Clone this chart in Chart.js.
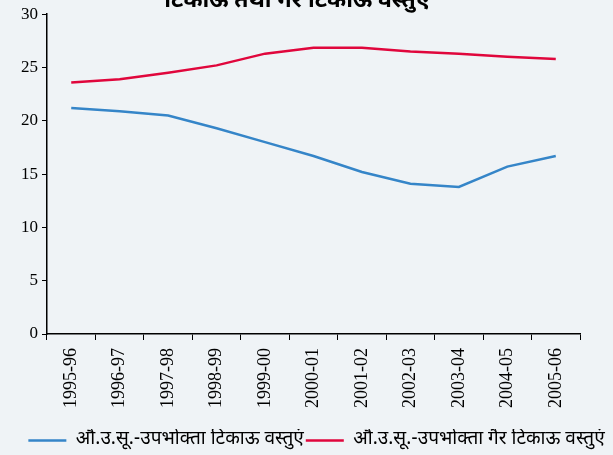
<!doctype html>
<html lang="hi">
<head>
    <title>टिकाऊ तथा गैर टिकाऊ वस्तुएं</title>
    <meta charset="UTF-8" />
    <style>
        html, body { margin: 0; padding: 0; background: #eff3f6; }
        #wrap { width: 613px; height: 455px; position: relative; }
    </style>
</head>
<body>
<div id="wrap">
    <canvas id="myChart" width="613" height="455"></canvas>
</div>
<script src="https://cdn.jsdelivr.net/npm/chart.js"></script>

<script>
    const years = ['1995-96', '1996-97', '1997-98', '1998-99', '1999-00', '2000-01',
                   '2001-02', '2002-03', '2003-04', '2004-05', '2005-06'];
    const durable = [21.2, 20.9, 20.5, 19.3, 18.0, 16.7, 15.2, 14.1, 13.8, 15.7, 16.7];
    const nonDurable = [23.6, 23.9, 24.5, 25.2, 26.3, 26.85, 26.85, 26.5, 26.3, 26.0, 25.8];
    const seriesNames = ['औ.उ.सू.-उपभोक्ता टिकाऊ वस्तुएं', 'औ.उ.सू.-उपभोक्ता गैर टिकाऊ वस्तुएं'];
    const titleText = 'टिकाऊ तथा गैर टिकाऊ वस्तुएं';

    const serif = "'Liberation Serif', 'Times New Roman', serif";
    const deva = "'Noto Sans Devanagari', 'Noto Sans', 'DejaVu Sans', sans-serif";

    // title is cut off at the top edge in the original
    const cutTitle = {
        id: 'cutTitle',
        beforeDraw(chart) {
            // nudge legend to where it sits in the original
            const lg = chart.legend;
            lg.top += 5; lg.bottom += 5;
            lg.left += 10; lg.right += 10;
        },
        afterDraw(chart) {
            const c = chart.ctx;
            c.save();
            c.font = 'bold 23px ' + deva;
            c.fillStyle = '#000';
            c.textAlign = 'center';
            c.textBaseline = 'alphabetic';
            c.fillText(titleText, 297, 7);
            c.restore();
        }
    };

    const ctx = document.getElementById('myChart');
    chart = new Chart(ctx, {
        type: 'line',
        data: {
            labels: years,
            datasets: [{
                label: seriesNames[0],
                data: durable,
                borderColor: '#3585c8',
                backgroundColor: '#3585c8',
                borderWidth: 2.5,
                pointRadius: 0,
                tension: 0
            }, {
                label: seriesNames[1],
                data: nonDurable,
                borderColor: '#e0063c',
                backgroundColor: '#e0063c',
                borderWidth: 2.5,
                pointRadius: 0,
                tension: 0
            }]
        },
        plugins: [cutTitle],
        options: {
            responsive: false,
            animation: false,
            layout: { padding: { left: 0, right: 0, top: 0, bottom: 0 } },
            plugins: {
                title: { display: false },
                tooltip: { enabled: false },
                legend: {
                    position: 'bottom',
                    labels: {
                        usePointStyle: true,
                        pointStyle: 'line',
                        pointStyleWidth: 38,
                        padding: 2,
                        color: '#000',
                        font: { family: deva, size: 19 }
                    }
                }
            },
            scales: {
                x: {
                    offset: true,
                    afterFit: function (scale) { scale.height += 8; },
                    grid: { offset: true, drawOnChartArea: false, drawTicks: true, tickLength: 6, color: '#000' },
                    border: { color: '#000', width: 1.5 },
                    ticks: {
                        color: '#000',
                        maxRotation: 90,
                        minRotation: 90,
                        padding: 8,
                        font: { family: serif, size: 18 }
                    }
                },
                y: {
                    min: 0,
                    max: 30,
                    afterFit: function (scale) { scale.width = 47; },
                    grid: { drawOnChartArea: false, drawTicks: true, tickLength: 5, color: '#000' },
                    border: { color: '#000', width: 1.5 },
                    ticks: {
                        stepSize: 5,
                        color: '#000',
                        padding: 4,
                        font: { family: serif, size: 17 }
                    }
                },
                // empty right-hand strip, keeps the plot ending where the original does
                spacer: {
                    type: 'linear',
                    position: 'right',
                    afterFit: function (scale) { scale.width = 33; },
                    grid: { display: false },
                    border: { display: false },
                    ticks: { display: false }
                }
            }
        }
    });
</script>
</body>
</html>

□ □ □ □

- _WHAT TO PRODUCE_
Leave out the pictures and print every line of the data exactly.

- _RESULT OF THE EXERCISE_
Clone this chart in Chart.js.
<!doctype html>
<html lang="hi">
<head>
    <title>टिकाऊ तथा गैर टिकाऊ वस्तुएं</title>
    <meta charset="UTF-8" />
    <style>
        html, body { margin: 0; padding: 0; background: #eff3f6; }
        #wrap { width: 613px; height: 455px; position: relative; }
    </style>
</head>
<body>
<div id="wrap">
    <canvas id="myChart" width="613" height="455"></canvas>
</div>
<script src="https://cdn.jsdelivr.net/npm/chart.js"></script>

<script>
    const years = ['1995-96', '1996-97', '1997-98', '1998-99', '1999-00', '2000-01',
                   '2001-02', '2002-03', '2003-04', '2004-05', '2005-06'];
    const durable = [21.2, 20.9, 20.5, 19.3, 18.0, 16.7, 15.2, 14.1, 13.8, 15.7, 16.7];
    const nonDurable = [23.6, 23.9, 24.5, 25.2, 26.3, 26.85, 26.85, 26.5, 26.3, 26.0, 25.8];
    const seriesNames = ['औ.उ.सू.-उपभोक्ता टिकाऊ वस्तुएं', 'औ.उ.सू.-उपभोक्ता गैर टिकाऊ वस्तुएं'];
    const titleText = 'टिकाऊ तथा गैर टिकाऊ वस्तुएं';

    const serif = "'Liberation Serif', 'Times New Roman', serif";
    const deva = "'Noto Sans Devanagari', 'Noto Sans', 'DejaVu Sans', sans-serif";

    // title is cut off at the top edge in the original
    const cutTitle = {
        id: 'cutTitle',
        beforeDraw(chart) {
            // nudge legend to where it sits in the original
            const lg = chart.legend;
            lg.top += 5; lg.bottom += 5;
            lg.left += 10; lg.right += 10;
        },
        afterDraw(chart) {
            const c = chart.ctx;
            c.save();
            c.font = 'bold 23px ' + deva;
            c.fillStyle = '#000';
            c.textAlign = 'center';
            c.textBaseline = 'alphabetic';
            c.fillText(titleText, 297, 7);
            c.restore();
        }
    };

    const ctx = document.getElementById('myChart');
    chart = new Chart(ctx, {
        type: 'line',
        data: {
            labels: years,
            datasets: [{
                label: seriesNames[0],
                data: durable,
                borderColor: '#3585c8',
                backgroundColor: '#3585c8',
                borderWidth: 2.5,
                pointRadius: 0,
                tension: 0
            }, {
                label: seriesNames[1],
                data: nonDurable,
                borderColor: '#e0063c',
                backgroundColor: '#e0063c',
                borderWidth: 2.5,
                pointRadius: 0,
                tension: 0
            }]
        },
        plugins: [cutTitle],
        options: {
            responsive: false,
            animation: false,
            layout: { padding: { left: 0, right: 0, top: 0, bottom: 0 } },
            plugins: {
                title: { display: false },
                tooltip: { enabled: false },
                legend: {
                    position: 'bottom',
                    labels: {
                        usePointStyle: true,
                        pointStyle: 'line',
                        pointStyleWidth: 38,
                        padding: 2,
                        color: '#000',
                        font: { family: deva, size: 19 }
                    }
                }
            },
            scales: {
                x: {
                    offset: true,
                    afterFit: function (scale) { scale.height += 8; },
                    grid: { offset: true, drawOnChartArea: false, drawTicks: true, tickLength: 6, color: '#000' },
                    border: { color: '#000', width: 1.5 },
                    ticks: {
                        color: '#000',
                        maxRotation: 90,
                        minRotation: 90,
                        padding: 8,
                        font: { family: serif, size: 18 }
                    }
                },
                y: {
                    min: 0,
                    max: 30,
                    afterFit: function (scale) { scale.width = 47; },
                    grid: { drawOnChartArea: false, drawTicks: true, tickLength: 5, color: '#000' },
                    border: { color: '#000', width: 1.5 },
                    ticks: {
                        stepSize: 5,
                        color: '#000',
                        padding: 4,
                        font: { family: serif, size: 17 }
                    }
                },
                // empty right-hand strip, keeps the plot ending where the original does
                spacer: {
                    type: 'linear',
                    position: 'right',
                    afterFit: function (scale) { scale.width = 33; },
                    grid: { display: false },
                    border: { display: false },
                    ticks: { display: false }
                }
            }
        }
    });
</script>
</body>
</html>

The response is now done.